* Description of the task
Output the material word for word. Leave each picture out.

* Source excerpt
# # # #

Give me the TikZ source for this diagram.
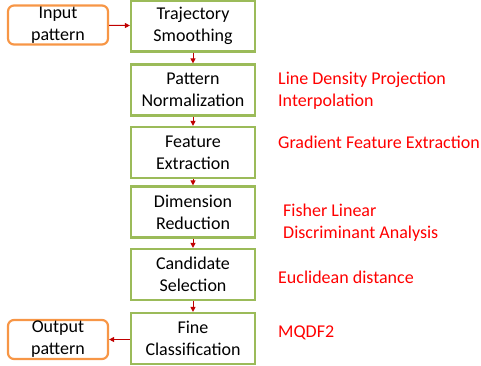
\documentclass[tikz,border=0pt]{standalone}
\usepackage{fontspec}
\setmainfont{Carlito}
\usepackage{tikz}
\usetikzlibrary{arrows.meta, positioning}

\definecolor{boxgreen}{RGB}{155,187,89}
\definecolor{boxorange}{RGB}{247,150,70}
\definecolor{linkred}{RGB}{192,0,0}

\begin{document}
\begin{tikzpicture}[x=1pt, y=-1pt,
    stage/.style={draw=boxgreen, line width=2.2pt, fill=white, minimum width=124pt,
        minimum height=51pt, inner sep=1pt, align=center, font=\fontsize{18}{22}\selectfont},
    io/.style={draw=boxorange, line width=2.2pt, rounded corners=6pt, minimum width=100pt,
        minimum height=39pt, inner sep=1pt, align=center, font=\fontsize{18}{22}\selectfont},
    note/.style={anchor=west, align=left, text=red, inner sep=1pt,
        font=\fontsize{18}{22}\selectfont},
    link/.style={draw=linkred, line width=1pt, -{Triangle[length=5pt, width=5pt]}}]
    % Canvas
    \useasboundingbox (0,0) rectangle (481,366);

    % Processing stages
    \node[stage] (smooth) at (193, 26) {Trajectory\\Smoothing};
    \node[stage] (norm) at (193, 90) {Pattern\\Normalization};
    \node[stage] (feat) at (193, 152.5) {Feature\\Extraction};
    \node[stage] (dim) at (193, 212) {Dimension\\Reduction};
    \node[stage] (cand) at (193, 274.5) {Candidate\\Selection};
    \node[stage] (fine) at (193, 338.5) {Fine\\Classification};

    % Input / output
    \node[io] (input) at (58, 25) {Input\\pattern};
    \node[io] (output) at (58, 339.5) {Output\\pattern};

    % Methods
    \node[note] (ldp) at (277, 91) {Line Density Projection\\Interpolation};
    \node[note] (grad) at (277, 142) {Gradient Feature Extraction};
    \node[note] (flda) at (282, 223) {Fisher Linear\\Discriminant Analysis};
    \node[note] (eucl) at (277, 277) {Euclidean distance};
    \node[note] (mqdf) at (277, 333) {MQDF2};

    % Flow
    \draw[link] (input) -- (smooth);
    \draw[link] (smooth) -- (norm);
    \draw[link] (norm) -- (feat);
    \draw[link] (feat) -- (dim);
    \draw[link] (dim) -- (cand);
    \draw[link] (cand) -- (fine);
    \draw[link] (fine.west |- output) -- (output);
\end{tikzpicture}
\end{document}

# # # #

* Answer to this problem
Give me the TikZ source for this diagram.
\documentclass[tikz,border=0pt]{standalone}
\usepackage{fontspec}
\setmainfont{Carlito}
\usepackage{tikz}
\usetikzlibrary{arrows.meta, positioning}

\definecolor{boxgreen}{RGB}{155,187,89}
\definecolor{boxorange}{RGB}{247,150,70}
\definecolor{linkred}{RGB}{192,0,0}

\begin{document}
\begin{tikzpicture}[x=1pt, y=-1pt,
    stage/.style={draw=boxgreen, line width=2.2pt, fill=white, minimum width=124pt,
        minimum height=51pt, inner sep=1pt, align=center, font=\fontsize{18}{22}\selectfont},
    io/.style={draw=boxorange, line width=2.2pt, rounded corners=6pt, minimum width=100pt,
        minimum height=39pt, inner sep=1pt, align=center, font=\fontsize{18}{22}\selectfont},
    note/.style={anchor=west, align=left, text=red, inner sep=1pt,
        font=\fontsize{18}{22}\selectfont},
    link/.style={draw=linkred, line width=1pt, -{Triangle[length=5pt, width=5pt]}}]
    % Canvas
    \useasboundingbox (0,0) rectangle (481,366);

    % Processing stages
    \node[stage] (smooth) at (193, 26) {Trajectory\\Smoothing};
    \node[stage] (norm) at (193, 90) {Pattern\\Normalization};
    \node[stage] (feat) at (193, 152.5) {Feature\\Extraction};
    \node[stage] (dim) at (193, 212) {Dimension\\Reduction};
    \node[stage] (cand) at (193, 274.5) {Candidate\\Selection};
    \node[stage] (fine) at (193, 338.5) {Fine\\Classification};

    % Input / output
    \node[io] (input) at (58, 25) {Input\\pattern};
    \node[io] (output) at (58, 339.5) {Output\\pattern};

    % Methods
    \node[note] (ldp) at (277, 91) {Line Density Projection\\Interpolation};
    \node[note] (grad) at (277, 142) {Gradient Feature Extraction};
    \node[note] (flda) at (282, 223) {Fisher Linear\\Discriminant Analysis};
    \node[note] (eucl) at (277, 277) {Euclidean distance};
    \node[note] (mqdf) at (277, 333) {MQDF2};

    % Flow
    \draw[link] (input) -- (smooth);
    \draw[link] (smooth) -- (norm);
    \draw[link] (norm) -- (feat);
    \draw[link] (feat) -- (dim);
    \draw[link] (dim) -- (cand);
    \draw[link] (cand) -- (fine);
    \draw[link] (fine.west |- output) -- (output);
\end{tikzpicture}
\end{document}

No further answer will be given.